## PROBLEM DESCRIPTION
Give back, exactly as written, the lines from the beginning of the listing through the one that contains "187, 76, 36, 6]".

## ENTRIES PROVIDED
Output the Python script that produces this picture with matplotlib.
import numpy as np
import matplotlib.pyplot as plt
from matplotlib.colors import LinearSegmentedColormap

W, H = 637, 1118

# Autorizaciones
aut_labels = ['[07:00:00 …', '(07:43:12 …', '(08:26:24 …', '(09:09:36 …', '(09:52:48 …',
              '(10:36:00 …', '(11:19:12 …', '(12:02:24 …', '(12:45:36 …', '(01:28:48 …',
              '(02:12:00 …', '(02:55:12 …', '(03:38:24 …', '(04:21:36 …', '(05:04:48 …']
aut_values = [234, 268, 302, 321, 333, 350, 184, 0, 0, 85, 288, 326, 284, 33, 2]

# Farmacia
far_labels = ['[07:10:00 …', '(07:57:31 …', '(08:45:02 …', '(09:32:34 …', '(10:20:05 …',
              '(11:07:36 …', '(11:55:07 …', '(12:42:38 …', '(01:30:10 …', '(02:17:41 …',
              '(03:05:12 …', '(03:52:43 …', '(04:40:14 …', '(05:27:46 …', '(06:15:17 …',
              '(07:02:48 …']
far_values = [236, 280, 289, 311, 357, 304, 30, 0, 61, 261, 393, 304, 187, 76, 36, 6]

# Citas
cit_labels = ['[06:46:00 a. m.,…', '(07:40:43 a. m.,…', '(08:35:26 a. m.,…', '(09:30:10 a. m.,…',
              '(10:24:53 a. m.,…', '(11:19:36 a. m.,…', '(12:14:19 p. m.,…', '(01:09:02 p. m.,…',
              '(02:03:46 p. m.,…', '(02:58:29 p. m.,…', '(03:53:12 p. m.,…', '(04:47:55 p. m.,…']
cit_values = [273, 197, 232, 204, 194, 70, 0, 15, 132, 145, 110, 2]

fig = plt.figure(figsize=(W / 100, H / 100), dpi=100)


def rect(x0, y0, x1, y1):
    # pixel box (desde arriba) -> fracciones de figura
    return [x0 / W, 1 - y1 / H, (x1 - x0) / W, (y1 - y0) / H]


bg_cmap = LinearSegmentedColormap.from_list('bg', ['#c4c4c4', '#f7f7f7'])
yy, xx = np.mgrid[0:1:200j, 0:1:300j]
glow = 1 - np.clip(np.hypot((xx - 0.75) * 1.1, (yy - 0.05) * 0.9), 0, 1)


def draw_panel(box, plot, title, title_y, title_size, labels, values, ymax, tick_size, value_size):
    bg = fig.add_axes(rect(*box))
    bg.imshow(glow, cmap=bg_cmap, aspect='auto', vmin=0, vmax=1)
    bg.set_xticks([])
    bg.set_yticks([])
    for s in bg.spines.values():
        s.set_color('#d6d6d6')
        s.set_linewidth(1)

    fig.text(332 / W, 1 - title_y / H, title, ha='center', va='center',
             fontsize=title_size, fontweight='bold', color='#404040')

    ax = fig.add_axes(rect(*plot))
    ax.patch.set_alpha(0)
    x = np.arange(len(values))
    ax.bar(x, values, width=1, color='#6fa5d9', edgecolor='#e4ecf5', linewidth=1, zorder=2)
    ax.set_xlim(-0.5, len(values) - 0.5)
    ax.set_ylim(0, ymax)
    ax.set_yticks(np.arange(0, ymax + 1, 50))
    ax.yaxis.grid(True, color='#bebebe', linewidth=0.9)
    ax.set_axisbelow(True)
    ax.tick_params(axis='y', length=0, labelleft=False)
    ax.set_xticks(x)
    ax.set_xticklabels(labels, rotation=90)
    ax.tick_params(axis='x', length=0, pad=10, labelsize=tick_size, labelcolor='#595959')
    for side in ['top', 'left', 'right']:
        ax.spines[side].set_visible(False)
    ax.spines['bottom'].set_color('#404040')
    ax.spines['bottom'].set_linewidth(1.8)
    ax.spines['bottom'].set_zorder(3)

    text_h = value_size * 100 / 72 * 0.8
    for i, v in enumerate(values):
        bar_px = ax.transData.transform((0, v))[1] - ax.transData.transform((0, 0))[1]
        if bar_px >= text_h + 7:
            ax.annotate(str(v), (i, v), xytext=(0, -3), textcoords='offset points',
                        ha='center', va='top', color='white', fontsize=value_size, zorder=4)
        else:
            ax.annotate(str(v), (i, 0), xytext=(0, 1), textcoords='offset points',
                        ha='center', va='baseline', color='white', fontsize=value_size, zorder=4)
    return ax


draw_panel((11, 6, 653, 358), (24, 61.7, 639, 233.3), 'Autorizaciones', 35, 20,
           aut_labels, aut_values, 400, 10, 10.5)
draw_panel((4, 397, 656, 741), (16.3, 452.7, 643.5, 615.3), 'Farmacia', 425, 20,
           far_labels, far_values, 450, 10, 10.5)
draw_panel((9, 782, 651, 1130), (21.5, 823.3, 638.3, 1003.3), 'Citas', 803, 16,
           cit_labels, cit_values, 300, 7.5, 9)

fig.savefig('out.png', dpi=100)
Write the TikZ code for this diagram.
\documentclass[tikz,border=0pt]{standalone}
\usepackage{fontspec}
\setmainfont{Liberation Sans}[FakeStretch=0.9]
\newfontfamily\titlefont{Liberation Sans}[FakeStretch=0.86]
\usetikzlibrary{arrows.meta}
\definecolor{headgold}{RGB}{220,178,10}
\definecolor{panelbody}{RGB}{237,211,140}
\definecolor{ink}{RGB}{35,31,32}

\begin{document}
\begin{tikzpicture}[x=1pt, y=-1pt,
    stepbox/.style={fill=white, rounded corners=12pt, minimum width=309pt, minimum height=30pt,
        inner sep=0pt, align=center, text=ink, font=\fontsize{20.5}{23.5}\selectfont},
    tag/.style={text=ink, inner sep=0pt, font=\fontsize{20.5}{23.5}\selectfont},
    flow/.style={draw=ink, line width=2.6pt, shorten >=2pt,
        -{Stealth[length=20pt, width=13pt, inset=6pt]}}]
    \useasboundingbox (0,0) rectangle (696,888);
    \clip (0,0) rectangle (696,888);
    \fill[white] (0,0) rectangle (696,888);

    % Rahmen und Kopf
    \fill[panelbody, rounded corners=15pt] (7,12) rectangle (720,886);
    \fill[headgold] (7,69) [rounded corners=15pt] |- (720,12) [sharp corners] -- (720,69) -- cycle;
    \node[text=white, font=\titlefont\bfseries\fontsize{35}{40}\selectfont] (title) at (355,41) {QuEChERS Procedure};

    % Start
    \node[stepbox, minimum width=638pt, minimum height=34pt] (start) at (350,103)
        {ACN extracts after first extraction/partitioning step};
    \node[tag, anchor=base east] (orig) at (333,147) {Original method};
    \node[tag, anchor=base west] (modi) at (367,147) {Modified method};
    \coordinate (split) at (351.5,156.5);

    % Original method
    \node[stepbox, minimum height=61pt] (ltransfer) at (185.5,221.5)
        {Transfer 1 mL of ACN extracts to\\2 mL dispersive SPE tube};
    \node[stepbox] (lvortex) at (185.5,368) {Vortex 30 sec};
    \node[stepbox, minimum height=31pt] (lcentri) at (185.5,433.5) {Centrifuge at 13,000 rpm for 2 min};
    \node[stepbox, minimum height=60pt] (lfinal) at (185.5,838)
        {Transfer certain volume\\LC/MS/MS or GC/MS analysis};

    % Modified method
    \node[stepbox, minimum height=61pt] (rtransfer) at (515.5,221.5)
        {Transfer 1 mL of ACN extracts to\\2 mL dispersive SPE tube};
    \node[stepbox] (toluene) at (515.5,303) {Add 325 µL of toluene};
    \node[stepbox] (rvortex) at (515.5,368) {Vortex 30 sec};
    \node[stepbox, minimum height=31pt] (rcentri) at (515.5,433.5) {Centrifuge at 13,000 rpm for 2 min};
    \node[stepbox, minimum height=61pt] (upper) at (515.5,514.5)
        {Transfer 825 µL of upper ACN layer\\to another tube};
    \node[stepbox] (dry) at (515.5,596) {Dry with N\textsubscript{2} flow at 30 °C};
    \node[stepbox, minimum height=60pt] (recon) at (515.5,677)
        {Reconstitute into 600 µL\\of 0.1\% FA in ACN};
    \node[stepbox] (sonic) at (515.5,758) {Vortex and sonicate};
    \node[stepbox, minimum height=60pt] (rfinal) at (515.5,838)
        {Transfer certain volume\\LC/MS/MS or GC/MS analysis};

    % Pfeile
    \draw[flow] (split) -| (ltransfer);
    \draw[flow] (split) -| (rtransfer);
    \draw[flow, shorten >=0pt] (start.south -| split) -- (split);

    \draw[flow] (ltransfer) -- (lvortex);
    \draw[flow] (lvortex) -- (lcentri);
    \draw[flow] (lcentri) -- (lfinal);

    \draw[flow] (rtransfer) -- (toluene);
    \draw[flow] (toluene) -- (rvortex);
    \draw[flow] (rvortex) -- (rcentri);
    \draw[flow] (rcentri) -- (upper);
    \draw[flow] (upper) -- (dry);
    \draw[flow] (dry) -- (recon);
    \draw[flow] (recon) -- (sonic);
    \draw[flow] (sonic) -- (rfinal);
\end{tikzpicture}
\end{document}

## WRITTEN RESPONSE
Output the Python script that produces this picture with matplotlib.
import numpy as np
import matplotlib.pyplot as plt
from matplotlib.colors import LinearSegmentedColormap

W, H = 637, 1118

# Autorizaciones
aut_labels = ['[07:00:00 …', '(07:43:12 …', '(08:26:24 …', '(09:09:36 …', '(09:52:48 …',
              '(10:36:00 …', '(11:19:12 …', '(12:02:24 …', '(12:45:36 …', '(01:28:48 …',
              '(02:12:00 …', '(02:55:12 …', '(03:38:24 …', '(04:21:36 …', '(05:04:48 …']
aut_values = [234, 268, 302, 321, 333, 350, 184, 0, 0, 85, 288, 326, 284, 33, 2]

# Farmacia
far_labels = ['[07:10:00 …', '(07:57:31 …', '(08:45:02 …', '(09:32:34 …', '(10:20:05 …',
              '(11:07:36 …', '(11:55:07 …', '(12:42:38 …', '(01:30:10 …', '(02:17:41 …',
              '(03:05:12 …', '(03:52:43 …', '(04:40:14 …', '(05:27:46 …', '(06:15:17 …',
              '(07:02:48 …']
far_values = [236, 280, 289, 311, 357, 304, 30, 0, 61, 261, 393, 304, 187, 76, 36, 6]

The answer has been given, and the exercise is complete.